I got rear ended last night. I was at the stoplight and I had a red light but the turing lane had a green and she must had not been paying attention. I thought it was going to be horrible, but when I went to go look at it but NOT EVEN A DENT! Got a couple scuff marks and I have the RS package so the plastic piece with the chrome insert is going to need to be replaced.























Lucky nothing major  But I can't believe already someone hit me.


----------



## H3LLON3ARTH (Dec 16, 2011)

I call it the curse of the new car. Lol I had something simular happen to me but it was my fault. This sucka man.

Sent from AutoGuide.com Free App


----------



## iKermit (Dec 13, 2010)

Sorry to hear, knock on wood i haven't had any accidents but it can happen to anyone.

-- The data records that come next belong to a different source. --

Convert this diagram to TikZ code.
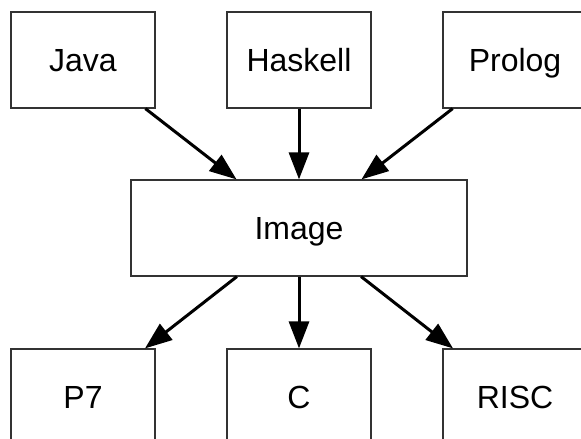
\documentclass[tikz,border=0pt]{standalone}
\usepackage{fontspec}
\setmainfont{Liberation Sans}
\usetikzlibrary{
  calc, % For coordinate calculations
  arrows.meta % For arrow tips
}

\begin{document}
\begin{tikzpicture}[
      x=1pt, y=-1pt, % Pixel units, y pointing down
      >={Triangle[length=27pt, width=20pt]}, % Default arrow tip
      box/.style={draw=black!80, line width=1.2pt, minimum width=144pt,
        minimum height=96pt, inner sep=0pt, text height=23pt,
        text depth=0pt, font=\fontsize{32}{38}\selectfont}, % Style for boxes
      flow/.style={->, line width=3pt}, % Style for arrows
    ]

    % Rahmen
    \useasboundingbox (0, 0) rectangle (581, 439);
    \clip (0, 0) rectangle (581, 439);

    % Größen
    \def\dx{216}
    \def\xm{299}
    \def\ya{60}
    \def\yb{228}
    \def\yc{397}

    % Koordinaten der Knoten
    \coordinate (T) at (\xm, \ya);
    \coordinate (M) at (\xm, \yb);
    \coordinate (B) at (\xm, \yc);

    % Quellen
    \node[box] (java) at ($(T) + (-\dx, 0)$) {Java};
    \node[box] (haskell) at (T) {Haskell};
    \node[box] (prolog) at ($(T) + (\dx, 0)$) {Prolog};

    % Mitte
    \node[box, minimum width=336pt] (image) at (M) {Image};

    % Ziele
    \node[box] (p7) at ($(B) + (-\dx, 0)$) {P7};
    \node[box] (c) at (B) {C};
    \node[box] (risc) at ($(B) + (\dx, 0)$) {RISC};

    % Pfeile
    \foreach \i in {java, haskell, prolog}
    \draw[flow] (\i) -- (image);
    \foreach \j in {p7, c, risc}
    \draw[flow] (image) -- (\j);

  \end{tikzpicture}
\end{document}
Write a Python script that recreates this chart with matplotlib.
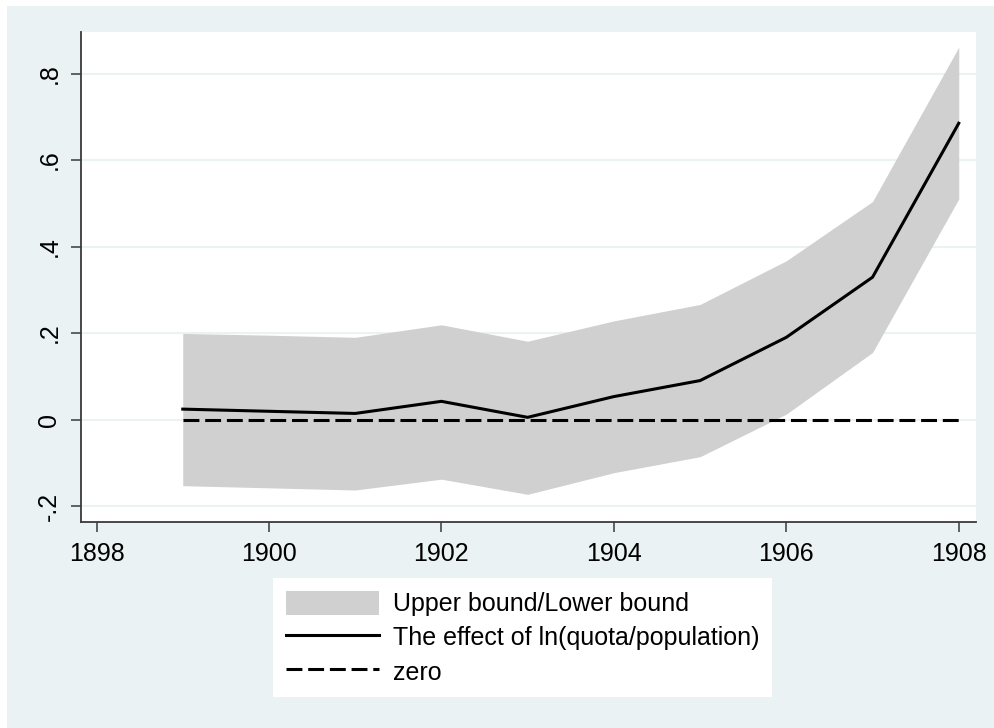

Be grateful your ok and that you have insurance.


----------



## ItsBenAWhile (Mar 15, 2013)

I can post pictures after lunch. You will laugh and says it nothing but it just doesn't feel new anymore  lol.


----------



## Starks8 (Jul 20, 2011)

****, sorry to hear this! Glad you and the car are fine. I would be pissed to the point of tears, haha!


----------



## MjC (Dec 23, 2012)

if this happened to me, itd give me an excuse to get a rear diffuser
either way, hope it gets fixed and back to the way it was


----------



## ItsBenAWhile (Mar 15, 2013)

Trust me I almost teared up, in a manly way though! You can barley tell, but I know its there so i want it fixed.


----------



## Aussie (Sep 16, 2012)

I know the feeling, my Holden Cruze CDX diesel was 6 weeks old and 300km from home, when a taxi did a u turn straight into the side of my new car. It took over $4000.00 to get it fixed and I was without it for a month. It was still drivable after the hit but required the whole side of the car to be removed to fix. Now you can't tell it was ever damaged. There was only panel damage.


----------



## ItsBenAWhile (Mar 15, 2013)

Oh man ^^^^ NO GOOD ^^^^


It could have been a lot worse. Going to a couple shops this weekend to see what the damage is.


----------



## madnutz (Feb 14, 2013)

look at what happened to me at around 2k miles 

http://www.cruzetalk.com/forum/11-a...quarter-panel-removal-mod-weight-savings.html


----------



## UpstateNYBill (Jan 14, 2012)

Yup. Par for the course. Something always happens when it's new.

Sorry to hear the bad news. But welcome to the club.


----------



## Robby (Mar 1, 2013)

In the 'Turn a Lemon into Lemonade' mindset, If I had to take a hit, gimme a punch in a plastic bumper cover anytime.......stay away from the sheetmetal.

Usually the paint on the bumper (because it was painted elseware) does not have a perfect match from new, sometimes it is even closer on the redo.....

Rob


----------